Energy Dependence of the Cronin Effect from Non-Linear QCD Evolution

TL;DR

For the resulting spectrum of produced gluons in p-A and A-A collisions, the nonlinear QCD evolution is unable to generate a Cronin-type enhancement, and it quickly erases any such enhancement which may be present at lower energies.

Abstract

The non-linear evolution of dense partonic systems has been suggested as one of the novel physics mechanisms relevant to the dynamics of hadron-nucleus and nucleus-nucleus collisions at collider energies. Here we study to what extent the description of Cronin enhancement in the framework of this non-linear evolution is consistent with the recent observation in 200 AGeV d--Au collisions at the Relativistic Heavy Ion Collider. We solve the Balitsky-Kovchegov evolution equation numerically for several initial conditions encoding Cronin enhancement. We find that the properly normalized nuclear gluon distribution is suppressed at all momenta relative to that of a single nucleon. Calculating the resulting spectrum of produced gluons in p-A and A-A collisions, we establish that the nonlinear QCD evolution is unable to generate a Cronin type enhancement, and that it quickly erases any such enhancement which may be present at lower energies.

Figures (3)

• Figure 1: Solutions of the BK equation.

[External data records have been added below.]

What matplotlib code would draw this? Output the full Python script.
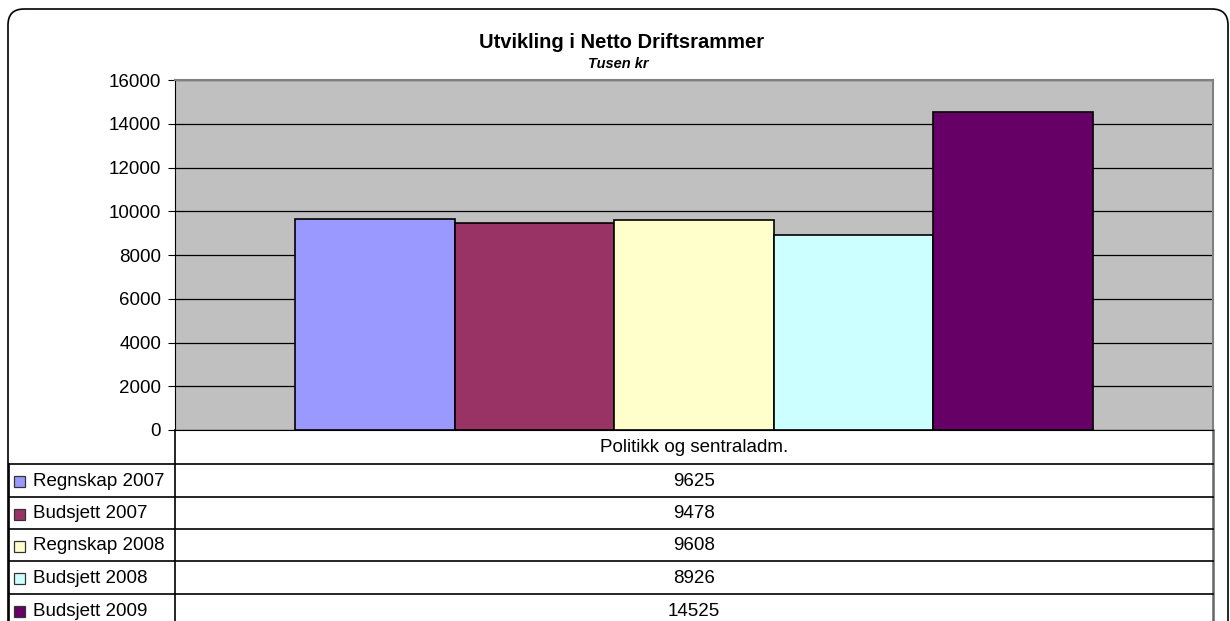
import matplotlib
matplotlib.use("Agg")
import matplotlib.pyplot as plt
from matplotlib.patches import FancyBboxPatch, Rectangle

plt.rcParams['font.family'] = ['Liberation Sans', 'DejaVu Sans']

category = "Politikk og sentraladm."
series = ["Regnskap 2007", "Budsjett 2007", "Regnskap 2008", "Budsjett 2008", "Budsjett 2009"]
values = [9625, 9478, 9608, 8926, 14525]
colors = ["#9999FF", "#993366", "#FFFFCC", "#CCFFFF", "#660066"]
yticks = [0, 2000, 4000, 6000, 8000, 10000, 12000, 14000, 16000]
title = "Utvikling i Netto Driftsrammer"
subtitle = "Tusen kr"

W, H = 1230, 621
fig = plt.figure(figsize=(W / 100, H / 100), dpi=100)

# overlay in pixel coordinates
ov = fig.add_axes([0, 0, 1, 1])
ov.set_xlim(0, W)
ov.set_ylim(H, 0)
ov.axis('off')

# outer rounded border
ov.add_patch(FancyBboxPatch((8, 9), 1220, 700, boxstyle="round,pad=0,rounding_size=16",
                            fill=False, edgecolor='black', linewidth=1.2))

# plot area
L, R, T, B = 175, 1213, 80, 430
ax = fig.add_axes([L / W, (H - B) / H, (R - L) / W, (B - T) / H])
ax.set_facecolor('#C0C0C0')
ax.set_xlim(0, 1)
ax.set_ylim(0, 16000)
ax.set_yticks(yticks)
ax.set_yticklabels([str(t) for t in yticks], fontsize=13.5)
ax.yaxis.grid(True, color='black', linewidth=0.9)
ax.set_axisbelow(True)
ax.tick_params(axis='y', length=5, width=0.8, pad=5)
ax.set_xticks([])
for s in ['top', 'right']:
    ax.spines[s].set_color('#808080')
    ax.spines[s].set_linewidth(1.5)
ax.spines['left'].set_color('black')
ax.spines['bottom'].set_color('black')

n = len(values)
bw = 0.7685 / n
for i, (v, c) in enumerate(zip(values, colors)):
    ax.bar(0.5 + (i - (n - 1) / 2) * bw, v, width=bw, color=c, edgecolor='black', linewidth=1.2, zorder=3)

# title
ov.text(622, 42, title, ha='center', va='center', fontsize=14.5, fontweight='bold')
ov.text(618, 64, subtitle, ha='center', va='center', fontsize=10.5, fontweight='bold', style='italic')

# data table
row_b = [430, 464, 497, 529, 561, 594, 627]
lw = 1.2
ov.plot([L, L], [B, H], color='black', lw=lw)
ov.plot([9, 9], [row_b[1], H], color='black', lw=lw)
ov.plot([R, R], [B, H], color='#666666', lw=1.8)
for yb in row_b[1:6]:
    ov.plot([9, R], [yb, yb], color='black', lw=lw)
ov.text((L + R) / 2, (row_b[0] + row_b[1]) / 2 + 1, category, ha='center', va='center', fontsize=13.5)
for i, (name, v, c) in enumerate(zip(series, values, colors)):
    yc = (row_b[i + 1] + row_b[i + 2]) / 2 + 1
    ov.add_patch(Rectangle((14, yc - 5.5), 11, 11, facecolor=c, edgecolor='#333333', lw=0.9))
    ov.text(33, yc, name, ha='left', va='center', fontsize=13.5)
    ov.text((L + R) / 2, yc, str(v), ha='center', va='center', fontsize=13.5)

fig.savefig("out.png", dpi=100)
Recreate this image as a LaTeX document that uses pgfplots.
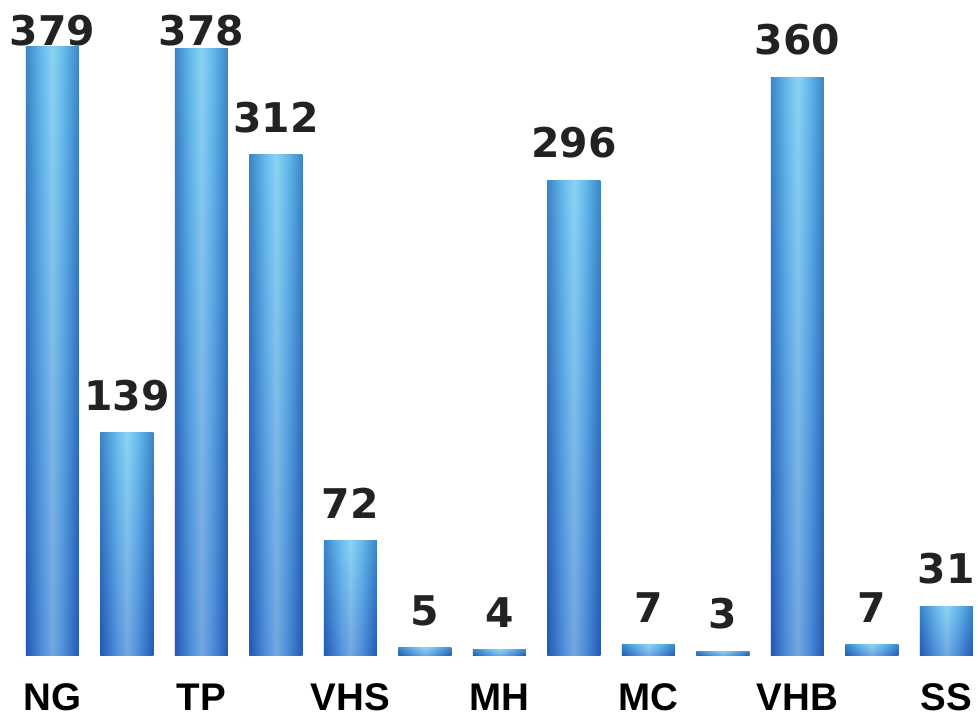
\documentclass[border=0pt]{standalone}
\usepackage{pgfplots}
\pgfplotsset{compat=1.18}
\usepackage{fontspec}
\setmainfont{DejaVu Sans}
\newfontfamily\tickfont{Liberation Sans}
\definecolor{topc}{HTML}{58B2E6}
\definecolor{botc}{HTML}{2A58C0}
\definecolor{edgeC}{HTML}{1E5AAA}
\definecolor{midC}{HTML}{74C6F4}
\definecolor{cenC}{HTML}{C0F4FF}
\definecolor{lblC}{HTML}{222222}
\pgfdeclarehorizontalshading{cyl}{100bp}{color(0bp)=(edgeC); color(25bp)=(edgeC); color(40bp)=(midC); color(50bp)=(cenC); color(60bp)=(midC); color(75bp)=(edgeC); color(100bp)=(edgeC)}
\pgfplotsset{
  cylbase/.style={ybar, bar width=26.5pt, bar shift=0pt, draw=none, top color=topc, bottom color=botc},
  cylover/.style={ybar, bar width=26.5pt, bar shift=0pt, draw=none, shade, shading=cyl, shading angle=0, fill opacity=0.5,
    nodes near coords={\pgfmathprintnumber[assume math mode=true]{\pgfplotspointmeta}},
    every node near coord/.append style={anchor=south, inner sep=0pt, yshift=#1pt, font=\bfseries\fontsize{20.5}{22}\selectfont, text=lblC, fill opacity=1, text opacity=1}},
}
\newcommand\cyl[3]{%
  \addplot[cylbase] coordinates {(#1,#2)};
  \addplot[cylover=#3] coordinates {(#1,#2)};
}
\begin{document}
\begin{tikzpicture}
\begin{axis}[
  scale only axis, width=489pt, height=328.5pt,
  xmin=-0.703, xmax=12.398, ymin=0, ymax=408.07,
  axis line style={draw=none}, ymajorticks=false,
  xtick={0,2,4,6,8,10,12}, xticklabels={NG,TP,VHS,MH,MC,VHB,SS},
  major tick length=0pt,
  xticklabel style={font=\tickfont\bfseries\fontsize{19.3}{20}\selectfont, anchor=base, inner sep=3pt, yshift=-27.5pt, text=black},
  clip=false,
]
\cyl{0}{379}{0}
\cyl{1}{139}{10.75}
\cyl{2}{378}{1.1}
\cyl{3}{312}{10.75}
\cyl{4}{72}{10.75}
\cyl{5}{5}{10.75}
\cyl{6}{4}{10.75}
\cyl{7}{296}{10.75}
\cyl{8}{7}{10.75}
\cyl{9}{3}{10.75}
\cyl{10}{360}{10.75}
\cyl{11}{7}{10.75}
\cyl{12}{31}{10.75}
\end{axis}
\end{tikzpicture}
\end{document}
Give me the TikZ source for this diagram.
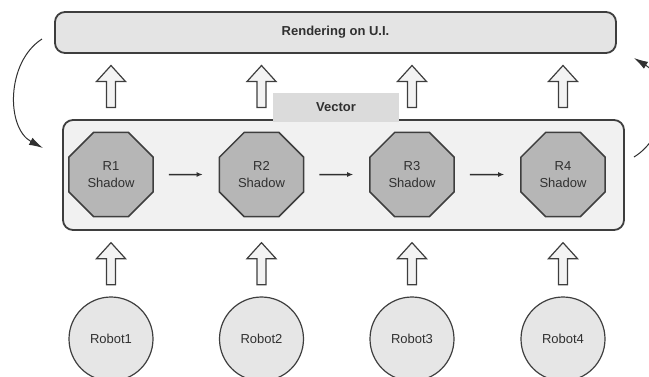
\documentclass[tikz,border=0pt]{standalone}
\usepackage{fontspec}
\setmainfont{Liberation Sans}
\usetikzlibrary{arrows.meta,calc,shapes.geometric}

\definecolor{edge}{RGB}{62,62,62}
\definecolor{ink}{RGB}{48,48,48}
\definecolor{uifill}{RGB}{228,228,228}
\definecolor{boxfill}{RGB}{241,241,241}
\definecolor{octfill}{RGB}{182,182,182}
\definecolor{robfill}{RGB}{230,230,230}
\definecolor{arrfill}{RGB}{243,243,243}
\definecolor{vecfill}{RGB}{219,219,219}

\begin{document}
\fontsize{13}{16.5}\selectfont
\begin{tikzpicture}[x=1pt,y=1pt,yscale=-1,
  panel/.style={draw=edge,line width=1.8pt,rounded corners=10pt,inner sep=0pt,text=ink},
  shadowbox/.style={regular polygon,regular polygon sides=8,minimum size=91pt,inner sep=0pt,
    draw=edge,line width=1.5pt,fill=octfill,text=ink,align=center},
  robot/.style={circle,minimum size=84pt,inner sep=0pt,draw=edge,line width=1.2pt,fill=robfill,text=ink},
  flow/.style={draw=ink,line width=1.5pt,-{Latex[length=6pt,width=5pt]},shorten <=15pt,shorten >=16pt},
  loopback/.style={draw=ink,line width=1pt,-{Latex[length=14pt,width=8pt]}},
  % pics are drawn with y pointing up
  pics/hollowup/.style={code={
    \draw[draw=edge,line width=1.2pt,fill=arrfill] (-4.5,-21) -- (-4.5,5) -- (-14.5,5) -- (0,21)
      -- (14.5,5) -- (4.5,5) -- (4.5,-21) -- cycle;}}]
\useasboundingbox (0,0) rectangle (649,376);

%Shape: Rounded Rectangle
\node[panel,fill=uifill,minimum width=561pt,minimum height=41pt,font=\bfseries] (ui) at (335.5,32.5) {Rendering on U.I.};
%Shape: Rounded Rectangle
\node[panel,fill=boxfill,minimum width=561pt,minimum height=110pt] (shadows) at (343.5,175) {};
% Text Node
\node[fill=vecfill,minimum width=126pt,minimum height=29pt,inner sep=0pt,text=ink,font=\bfseries] (vec) at (336,107.5) {Vector};

%Shape: Octagon
\node[shadowbox] (s1) at (111,174.5) {R1\\Shadow};
\node[shadowbox] (s2) at (261.5,174.5) {R2\\Shadow};
\node[shadowbox] (s3) at (412,174.5) {R3\\Shadow};
\node[shadowbox] (s4) at (563,174.5) {R4\\Shadow};

%Shape: Circle
\node[robot] (rb1) at (111,339) {Robot1};
\node[robot] (rb2) at (261.5,339) {Robot2};
\node[robot] (rb3) at (412,339) {Robot3};
\node[robot] (rb4) at (563,339) {Robot4};

%Straight Lines
\draw[flow] (s1) -- (s2);
\draw[flow] (s2) -- (s3);
\draw[flow] (s3) -- (s4);

%Block Arrows: shadows up to the U.I.
\pic at ($(s1 |- shadows.north)!0.5!(s1 |- ui.south)$) {hollowup};
\pic at ($(s2 |- shadows.north)!0.5!(s2 |- ui.south)$) {hollowup};
\pic at ($(s3 |- shadows.north)!0.5!(s3 |- ui.south)$) {hollowup};
\pic at ($(s4 |- shadows.north)!0.5!(s4 |- ui.south)$) {hollowup};
%Block Arrows: robots up to their shadows
\pic at ($(rb1.north)!0.5!(rb1 |- shadows.south)$) {hollowup};
\pic at ($(rb2.north)!0.5!(rb2 |- shadows.south)$) {hollowup};
\pic at ($(rb3.north)!0.5!(rb3 |- shadows.south)$) {hollowup};
\pic at ($(rb4.north)!0.5!(rb4 |- shadows.south)$) {hollowup};

%Curve Lines
\coordinate (backL0) at (42,39);
\coordinate (backL1) at (43,148);
\draw[loopback] (backL0) .. controls (6,62) and (6,128) .. (backL1);
\coordinate (backR0) at (634,157);
\coordinate (backR1) at (634,58);
\draw[loopback] (backR0) .. controls (670,135) and (670,80) .. (backR1);

\end{tikzpicture}
\end{document}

Upper-left: $h(k)$ evolved (left to right) from $y=0$ to 5 and 10 for different initial conditions: GBW with $Q_s^2=0.36$ GeV$^2$ (solid lines), MV with $Q_s^2=4$ GeV$^2$ (dashed lines) and MV with $Q_s^2=100$ GeV$^2$ (dotted lines). Upper-right: The same as upper left for $\phi(k)$. Lower-left: the scaled function $h(\rho)$ versus $\rho = k/Q_s$ for $y=4,6,8,10$ and the same initial conditions and conventions (lines cannot be distinguished). Lower-right: Ratio of $h(y,\rho)/h(y,\rho=1)$ over $h(y=10,\rho)/h(y=10,\rho=1)$ for $y=4$ (solid line), 6 (dashed line), 8 (dotted line) and 10 (dashed-dotted line), and initial condition MV with $Q_s^2=4$ GeV$^2$.
• Figure 2: Ratio of distributions $\phi$ and $h$ in nucleus and proton, normalized to 1 at $k \to \infty$. Upper plots: BK evolution, with MV as initial condition with $Q^2_s=0.1$ GeV$^2$ for p and 2 GeV$^2$ for A. Lines from top to bottom correspond to $y=0$, 0.05, 0.1, 0.2, 0.4, 0.6, 1, 1.4 and 2. Lower plots: BFKL evolution, with MV as initial condition with $Q_s^2=4$ GeV$^2$ for p and 100 GeV$^2$ for A. Lines from top to bottom correspond to $y=0$, 1 and 4.
• Figure 3: Ratios $R_{pA}$ and $R_{AA}$ of gluon yields in p--A (upper plot) and A--A (lower plot) for BK evolution, with MV as initial condition with $Q^2_s=0.1$ GeV$^2$ for p and 2 GeV$^2$ for A. Lines from top to bottom correspond to $y=0$, 0.05, 0.1, 0.2, 0.4, 0.6, 1, 1.4 and 2.